-- BEGIN --

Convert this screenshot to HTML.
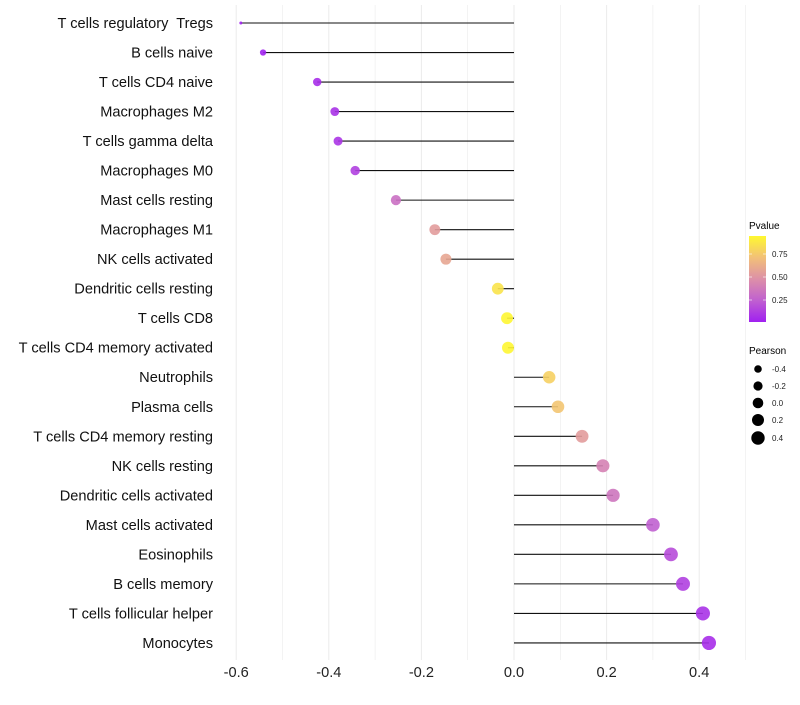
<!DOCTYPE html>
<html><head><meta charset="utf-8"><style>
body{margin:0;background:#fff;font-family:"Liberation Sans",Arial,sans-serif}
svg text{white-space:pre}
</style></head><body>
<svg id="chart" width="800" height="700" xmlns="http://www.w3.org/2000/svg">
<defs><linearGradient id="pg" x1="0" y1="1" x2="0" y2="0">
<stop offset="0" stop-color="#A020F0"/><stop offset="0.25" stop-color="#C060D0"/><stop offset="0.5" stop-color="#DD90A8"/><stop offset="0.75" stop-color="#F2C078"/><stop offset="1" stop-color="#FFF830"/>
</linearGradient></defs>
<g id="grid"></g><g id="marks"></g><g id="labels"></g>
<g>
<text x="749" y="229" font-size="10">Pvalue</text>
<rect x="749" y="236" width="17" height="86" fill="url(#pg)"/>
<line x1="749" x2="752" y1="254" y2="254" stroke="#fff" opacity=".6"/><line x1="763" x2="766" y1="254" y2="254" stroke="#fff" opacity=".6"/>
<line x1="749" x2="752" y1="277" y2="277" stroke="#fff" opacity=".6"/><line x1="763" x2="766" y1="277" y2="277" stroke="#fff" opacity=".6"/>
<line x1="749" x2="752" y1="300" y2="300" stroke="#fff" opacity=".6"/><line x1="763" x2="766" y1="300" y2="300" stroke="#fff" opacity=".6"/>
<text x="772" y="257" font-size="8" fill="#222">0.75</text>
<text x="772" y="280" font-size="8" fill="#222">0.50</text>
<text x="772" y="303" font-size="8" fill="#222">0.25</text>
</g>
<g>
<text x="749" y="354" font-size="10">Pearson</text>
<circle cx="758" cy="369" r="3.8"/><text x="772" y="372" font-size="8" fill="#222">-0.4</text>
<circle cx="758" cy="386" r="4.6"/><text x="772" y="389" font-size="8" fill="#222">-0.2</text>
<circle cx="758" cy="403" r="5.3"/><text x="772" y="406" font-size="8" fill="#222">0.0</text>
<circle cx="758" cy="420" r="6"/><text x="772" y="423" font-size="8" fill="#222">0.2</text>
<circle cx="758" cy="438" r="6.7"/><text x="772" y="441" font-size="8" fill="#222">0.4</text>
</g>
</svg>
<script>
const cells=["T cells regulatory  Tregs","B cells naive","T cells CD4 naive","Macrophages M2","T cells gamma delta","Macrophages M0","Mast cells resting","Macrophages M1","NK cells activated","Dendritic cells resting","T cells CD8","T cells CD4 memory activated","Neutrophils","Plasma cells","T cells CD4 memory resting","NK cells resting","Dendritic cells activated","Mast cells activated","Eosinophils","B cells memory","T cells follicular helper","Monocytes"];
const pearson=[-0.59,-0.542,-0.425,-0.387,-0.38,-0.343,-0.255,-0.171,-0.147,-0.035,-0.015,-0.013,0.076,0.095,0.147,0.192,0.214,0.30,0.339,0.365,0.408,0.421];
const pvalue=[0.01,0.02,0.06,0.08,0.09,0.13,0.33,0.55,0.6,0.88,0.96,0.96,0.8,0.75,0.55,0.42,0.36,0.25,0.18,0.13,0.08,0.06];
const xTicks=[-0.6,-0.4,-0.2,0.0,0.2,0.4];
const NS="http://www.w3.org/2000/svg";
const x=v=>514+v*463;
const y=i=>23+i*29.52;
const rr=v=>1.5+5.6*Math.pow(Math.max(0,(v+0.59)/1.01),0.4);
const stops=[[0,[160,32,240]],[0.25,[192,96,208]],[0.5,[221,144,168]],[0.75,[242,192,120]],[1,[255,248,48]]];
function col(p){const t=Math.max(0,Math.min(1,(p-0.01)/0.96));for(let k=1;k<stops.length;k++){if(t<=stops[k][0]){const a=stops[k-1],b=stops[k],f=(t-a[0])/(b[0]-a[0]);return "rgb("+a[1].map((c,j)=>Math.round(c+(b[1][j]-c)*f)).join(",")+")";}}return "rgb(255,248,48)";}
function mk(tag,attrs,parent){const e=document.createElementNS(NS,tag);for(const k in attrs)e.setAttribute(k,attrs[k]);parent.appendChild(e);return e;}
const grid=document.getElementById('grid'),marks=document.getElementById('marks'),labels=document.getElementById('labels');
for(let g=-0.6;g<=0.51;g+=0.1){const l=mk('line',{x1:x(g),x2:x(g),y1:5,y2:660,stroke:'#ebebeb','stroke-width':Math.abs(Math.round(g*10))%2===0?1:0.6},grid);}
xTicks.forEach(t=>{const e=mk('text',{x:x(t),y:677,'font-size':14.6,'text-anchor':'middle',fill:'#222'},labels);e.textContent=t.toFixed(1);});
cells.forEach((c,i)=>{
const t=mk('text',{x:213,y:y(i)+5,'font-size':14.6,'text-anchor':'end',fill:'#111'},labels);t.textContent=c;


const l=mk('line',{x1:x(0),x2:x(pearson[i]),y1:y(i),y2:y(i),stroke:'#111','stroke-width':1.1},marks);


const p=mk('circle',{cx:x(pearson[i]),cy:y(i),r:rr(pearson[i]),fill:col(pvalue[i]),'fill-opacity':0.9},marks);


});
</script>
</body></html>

-- END --

- **Exercise details**:
Extract all the data above exactly, excluding every picture.

- **Right answer**:
Convert this screenshot to HTML.
<!DOCTYPE html>
<html><head><meta charset="utf-8"><style>
body{margin:0;background:#fff;font-family:"Liberation Sans",Arial,sans-serif}
svg text{white-space:pre}
</style></head><body>
<svg id="chart" width="800" height="700" xmlns="http://www.w3.org/2000/svg">
<defs><linearGradient id="pg" x1="0" y1="1" x2="0" y2="0">
<stop offset="0" stop-color="#A020F0"/><stop offset="0.25" stop-color="#C060D0"/><stop offset="0.5" stop-color="#DD90A8"/><stop offset="0.75" stop-color="#F2C078"/><stop offset="1" stop-color="#FFF830"/>
</linearGradient></defs>
<g id="grid"></g><g id="marks"></g><g id="labels"></g>
<g>
<text x="749" y="229" font-size="10">Pvalue</text>
<rect x="749" y="236" width="17" height="86" fill="url(#pg)"/>
<line x1="749" x2="752" y1="254" y2="254" stroke="#fff" opacity=".6"/><line x1="763" x2="766" y1="254" y2="254" stroke="#fff" opacity=".6"/>
<line x1="749" x2="752" y1="277" y2="277" stroke="#fff" opacity=".6"/><line x1="763" x2="766" y1="277" y2="277" stroke="#fff" opacity=".6"/>
<line x1="749" x2="752" y1="300" y2="300" stroke="#fff" opacity=".6"/><line x1="763" x2="766" y1="300" y2="300" stroke="#fff" opacity=".6"/>
<text x="772" y="257" font-size="8" fill="#222">0.75</text>
<text x="772" y="280" font-size="8" fill="#222">0.50</text>
<text x="772" y="303" font-size="8" fill="#222">0.25</text>
</g>
<g>
<text x="749" y="354" font-size="10">Pearson</text>
<circle cx="758" cy="369" r="3.8"/><text x="772" y="372" font-size="8" fill="#222">-0.4</text>
<circle cx="758" cy="386" r="4.6"/><text x="772" y="389" font-size="8" fill="#222">-0.2</text>
<circle cx="758" cy="403" r="5.3"/><text x="772" y="406" font-size="8" fill="#222">0.0</text>
<circle cx="758" cy="420" r="6"/><text x="772" y="423" font-size="8" fill="#222">0.2</text>
<circle cx="758" cy="438" r="6.7"/><text x="772" y="441" font-size="8" fill="#222">0.4</text>
</g>
</svg>
<script>
const cells=["T cells regulatory  Tregs","B cells naive","T cells CD4 naive","Macrophages M2","T cells gamma delta","Macrophages M0","Mast cells resting","Macrophages M1","NK cells activated","Dendritic cells resting","T cells CD8","T cells CD4 memory activated","Neutrophils","Plasma cells","T cells CD4 memory resting","NK cells resting","Dendritic cells activated","Mast cells activated","Eosinophils","B cells memory","T cells follicular helper","Monocytes"];
const pearson=[-0.59,-0.542,-0.425,-0.387,-0.38,-0.343,-0.255,-0.171,-0.147,-0.035,-0.015,-0.013,0.076,0.095,0.147,0.192,0.214,0.30,0.339,0.365,0.408,0.421];
const pvalue=[0.01,0.02,0.06,0.08,0.09,0.13,0.33,0.55,0.6,0.88,0.96,0.96,0.8,0.75,0.55,0.42,0.36,0.25,0.18,0.13,0.08,0.06];
const xTicks=[-0.6,-0.4,-0.2,0.0,0.2,0.4];
const NS="http://www.w3.org/2000/svg";
const x=v=>514+v*463;
const y=i=>23+i*29.52;
const rr=v=>1.5+5.6*Math.pow(Math.max(0,(v+0.59)/1.01),0.4);
const stops=[[0,[160,32,240]],[0.25,[192,96,208]],[0.5,[221,144,168]],[0.75,[242,192,120]],[1,[255,248,48]]];
function col(p){const t=Math.max(0,Math.min(1,(p-0.01)/0.96));for(let k=1;k<stops.length;k++){if(t<=stops[k][0]){const a=stops[k-1],b=stops[k],f=(t-a[0])/(b[0]-a[0]);return "rgb("+a[1].map((c,j)=>Math.round(c+(b[1][j]-c)*f)).join(",")+")";}}return "rgb(255,248,48)";}
function mk(tag,attrs,parent){const e=document.createElementNS(NS,tag);for(const k in attrs)e.setAttribute(k,attrs[k]);parent.appendChild(e);return e;}
const grid=document.getElementById('grid'),marks=document.getElementById('marks'),labels=document.getElementById('labels');
for(let g=-0.6;g<=0.51;g+=0.1){const l=mk('line',{x1:x(g),x2:x(g),y1:5,y2:660,stroke:'#ebebeb','stroke-width':Math.abs(Math.round(g*10))%2===0?1:0.6},grid);}
xTicks.forEach(t=>{const e=mk('text',{x:x(t),y:677,'font-size':14.6,'text-anchor':'middle',fill:'#222'},labels);e.textContent=t.toFixed(1);});
cells.forEach((c,i)=>{
const t=mk('text',{x:213,y:y(i)+5,'font-size':14.6,'text-anchor':'end',fill:'#111'},labels);t.textContent=c;


const l=mk('line',{x1:x(0),x2:x(pearson[i]),y1:y(i),y2:y(i),stroke:'#111','stroke-width':1.1},marks);


const p=mk('circle',{cx:x(pearson[i]),cy:y(i),r:rr(pearson[i]),fill:col(pvalue[i]),'fill-opacity':0.9},marks);


});
</script>
</body></html>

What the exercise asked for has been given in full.